Overclocking
When the time came to tinker outside of spec, our first order of business was to determine if the dormant processing core could be successfully unlocked. We had a stable fourth core in September, but this time our system refused to even boot as an Athlon II X4. The motherboard’s design, unfortunately, made resetting the system a bit tedious, as accessing the clear CMOS jumper requires removal of the graphics card.
While unlocking was a failure, our Athlon II had a good deal of headroom for increasing core speed. The chip’s VID (Voltage ID) was 1.3 V, as opposed to the September machine's 1.4 V. Once again, the motherboard overvolted a bit beyond that. At stock voltage, stability was found beyond 3.4 GHz.
We only took the CPU up to 1.4 V in the BIOS, which CPU-Z reported as 1.432 V at idle and 1.464 V during load, finally settling for a respectable 3.875 GHz (250 * 15.5). This Mushkin RAM was found to have little headroom, so the 250 MHz reference clock worked out for keeping our RAM within spec (at DDR3-1333). Maximum available CPU-NB frequency was 2500 MHz, but we settled for 2250 MHz due to the motherboard's cooling and lack of adjustable CPU-NB voltage.

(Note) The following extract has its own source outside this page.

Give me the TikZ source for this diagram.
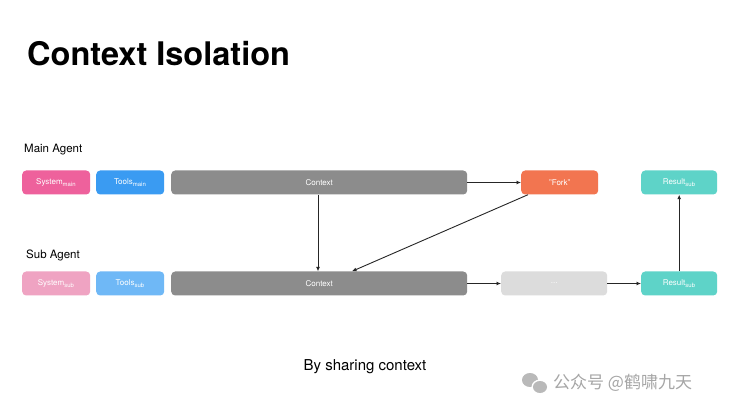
\documentclass[tikz,border=0pt]{standalone}
\usepackage{fontspec}
\setmainfont{TeX Gyre Heros}
\newfontfamily\cjk{Noto Sans CJK SC}
\usetikzlibrary{arrows.meta}
\definecolor{cpink}{HTML}{EE619C}
\definecolor{cpinkl}{HTML}{EFA3C2}
\definecolor{cblue}{HTML}{3A9BF2}
\definecolor{cbluel}{HTML}{6FB8F6}
\definecolor{cgray}{HTML}{8C8C8C}
\definecolor{corange}{HTML}{F27550}
\definecolor{cteal}{HTML}{5ED3C8}
\definecolor{clight}{HTML}{DCDCDC}
\tikzset{
  box/.style={rounded corners=4pt, minimum height=24pt, inner sep=0pt, text=white, font=\fontsize{8}{9}\selectfont, anchor=west},
  conn/.style={-{Latex[length=4.5pt,width=4pt]}, line width=0.9pt, black!85},
  lbl/.style={anchor=west, font=\fontsize{11.5}{12}\selectfont, inner sep=0pt}
}
\begin{document}
\begin{tikzpicture}[x=1pt,y=-1pt]
\useasboundingbox[fill=white] (0,0) rectangle (741,419);
\node[anchor=base west, inner sep=0pt, font=\fontsize{32.5}{34}\bfseries] (title) at (27,66) {Context Isolation};
\node[lbl] (mainlbl) at (24,150) {Main Agent};
\node[lbl] (sublbl) at (26,255) {Sub Agent};
% main row
\node[box, fill=cpink, minimum width=68pt] (sysm) at (22,182.5) {System\textsubscript{main}};
\node[box, fill=cblue, minimum width=68pt] (toolm) at (96,182.5) {Tools\textsubscript{main}};
\node[box, fill=cgray, minimum width=296pt] (ctxm) at (171,182.5) {Context};
\node[box, fill=corange, minimum width=77pt] (fork) at (521,182.5) {"Fork"};
\node[box, fill=cteal, minimum width=76pt] (resm) at (641,182.5) {Result\textsubscript{sub}};
% sub row
\node[box, fill=cpinkl, minimum width=68pt] (syss) at (22,283.5) {System\textsubscript{sub}};
\node[box, fill=cbluel, minimum width=68pt] (tools) at (96,283.5) {Tools\textsubscript{sub}};
\node[box, fill=cgray, minimum width=296pt] (ctxs) at (171,283.5) {Context};
\node[box, fill=clight, minimum width=106pt] (dots) at (501,283.5) {...};
\node[box, fill=cteal, minimum width=76pt] (ress) at (641,283.5) {Result\textsubscript{sub}};
% connector end points
\path (fork.south west) ++(7,0) coordinate (fk);
\path (ctxs.north west) ++(181,0) coordinate (ck);
\path (ctxm.south west) ++(147,0) coordinate (cm);
\path (ctxs.north west) ++(147,0) coordinate (cs);
% connectors
\draw[conn] (ctxm.east) -- (fork.west);
\draw[conn] (cm) -- (cs);
\draw[conn] (fk) -- (ck);
\draw[conn] (ctxs.east) -- (dots.west);
\draw[conn] (dots.east) -- (ress.west);
\draw[conn] (ress.north) -- (resm.south);
\node[anchor=center, font=\fontsize{15}{16}\selectfont, inner sep=0pt] (cap) at (365,367) {By sharing context};
% watermark
\fill[gray!55] (530,380) ellipse (8pt and 7pt);
\fill[white] (540,387) ellipse (8.5pt and 7.5pt);
\fill[gray!55] (540,387) ellipse (7pt and 6pt);
\node[anchor=west, inner sep=0pt, text=gray!70, font=\cjk\fontsize{17}{18}\selectfont] (wm) at (553,383) {公众号 @鹤啸九天};
\end{tikzpicture}
\end{document}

The Sparkle GeForce GTX 460 also had a decent amount of headroom for increased frequencies, and the quiet cooler was effective for overclocking without overriding the auto fan settings. Starting at a reference 675 MHz core and 1350 MHz shaders, our card topped out at 835/1670 MHz, respectively. We didn’t push the GDDR5 memory all the way to its breaking point, calling it quits after raising it from 900 MHz (3600 MT/s effective) up to 1060 MHz (4240 MT/s). These frequencies were then dialed back to 823/1640/1050 (4200) during our overclocked set of benchmarks.